24 September 2004. 10 tahun lalu, penulis bersama Kak Syahrir Hamdani, serta Rusman Syafri alias "Tony Double One" pulang menuju Polewali. Dua hari sebelumnya ada juga Alfiansyah Anwar wartawan Fajar Biro Polemaju yang ikut meliput ketuk palu tanda jadi Sulawesi Barat di Gedung Nusantara IV DPR RI, 22 September 2004.
Saat itu ada tiga wartawan yang diundang Pemkab Polman untuk melaporkan momentum paling bersejarah, dan mengharu-biru bagi rakyat di Tana Mandar. Penulis dari Radar Mandar (kini Radar Sulbar), Rusman mewakili Harian Pedoman Rakyat dan Radio Suara Sawerigading, sementara Alfian dari Harian Fajar.

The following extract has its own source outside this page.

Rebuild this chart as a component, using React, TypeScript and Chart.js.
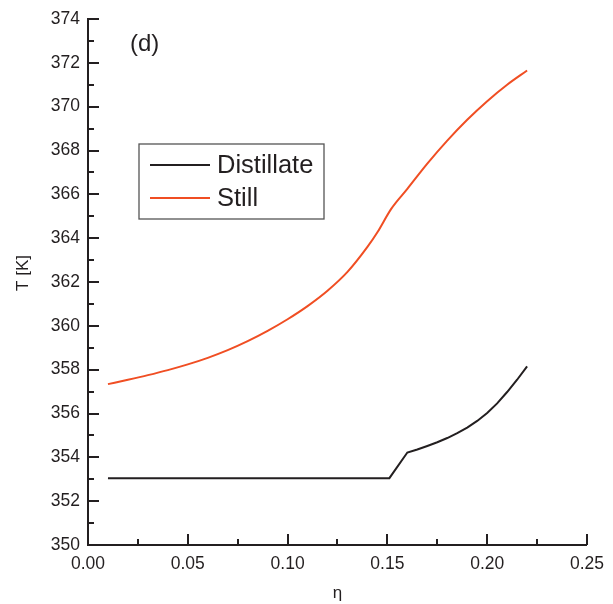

Di Jakarta, Kak Syahrir-kami sering menyapanya demikian, berempat kami sering melewatkan waktu bersama hingga bersepakat pulang bareng. Kebersamaan itu ditandai dalam wawancara sampai diskusi berjam-jam. Dimulai dari Hotel Syahid sampai kami diminta pindah ke Hotel Ibis.
Meski Sulawesi Barat telah dinyatakan sebagai daerah otonomi baru, tetapi salah satu ujung tombak perjuangan Sulbar itu masih memikirkan banyak hal, antara lain masa depan daerah ini di kemudian hari. Di Jakarta kala itu, juga hadir pengusaha Mandar kawan dekat Syahrir dari Kutai Kertanegara, H. Sabir Nawir yang memasilitasi dengan baik.
Dalam perjalanan pulang, Alfiansyah ingin mampir lebih dahulu di Makassar. Akhirnya kami bertiga menumpangi minibus milik Kak Syahrir yang diparkirnya di bandara Hasanuddin beberapa hari. Tanpa mampir lebih lama di Kota Daeng roda empat itu menerobos malam ke Sulawesi Barat. Perjalanan ini tentu menjadi penting bagi penulis, bagaimana tidak, siapa pun tahu, diantara tokoh kunci perjuangan Sulbar sedang bersama kami.
"Di, tolong ingatkan ya bila sudah dekat perbatasan Binuang..." kata Syahrir sambil menyetir mobilnya. Saat itu kami baru saja memasuki daerah Maros. Tanda waktu sekitar pukul 10 malam, atau lebih dari itu.
Tanpa bertanya mengapa Syahrir hendak diingatkan, penulis yang duduk di depan hanya mengangguk menikmati jalan yang mulai lebih sepi. Rusman Tony yang duduk di kursi tengah juga seingat penulis tidak mengulik kalimat itu.
Seperti lazimnya perjalanan panjang yang melelahkan sejak dari Jakarta, apalagi harus berkendara di malam hari tanpa sopir pengganti, suasana di ruang minibus itu jelas dipadati puspawarna argumen, rupa anekdot, juga ekspektasi masa depan yang melenting jauh. Kak Syahrir tidak pernah kekeringan ide, ditambah kami berdua yang menemaninya malam itu.
Setelah melewati Lasape Kak Syahrir menyarankan agar kami istirahat sejenak. Setelah mencari tempat yang dianggap aman dan nyaman di sisi trans Sulawesi itu, kami lalu rehat dengan memarkir mobil di depan sebuah warung yang telah tutup di sekitar Duampanua, Pinrang. Tanpa tengok kiri-kanan, kami pun tertidur dalam dengkur pulas.
Jelang shalat subuh kami terbangun. Perjalanan kembali merayapi aspal yang dingin. Penulis lalu mengingatkan bahwa sebentar lagi kami akan tiba di daerah Binuang. Kendaraan tak lagi melaju lebih kencang. Kak Syahrir yang mengendali setir hanya terlihat menatap lebih fokus ke depan. Seperti ada yang mulai nanar di pandangan itu.
Begitu sampai perbatasan Paku, ia segera menggamit sajadah hijau pupusnya. Segera saja Kak Syahrir bergegas menuju lantai semen di ujung jembatan yang memisahkan Sulawesi Selatan dan Sulawesi Barat. Penulis bersama Tony mencoba mengamati apa yang sedang berlaku. Sebelumnya kami telah singgah shalat subuh.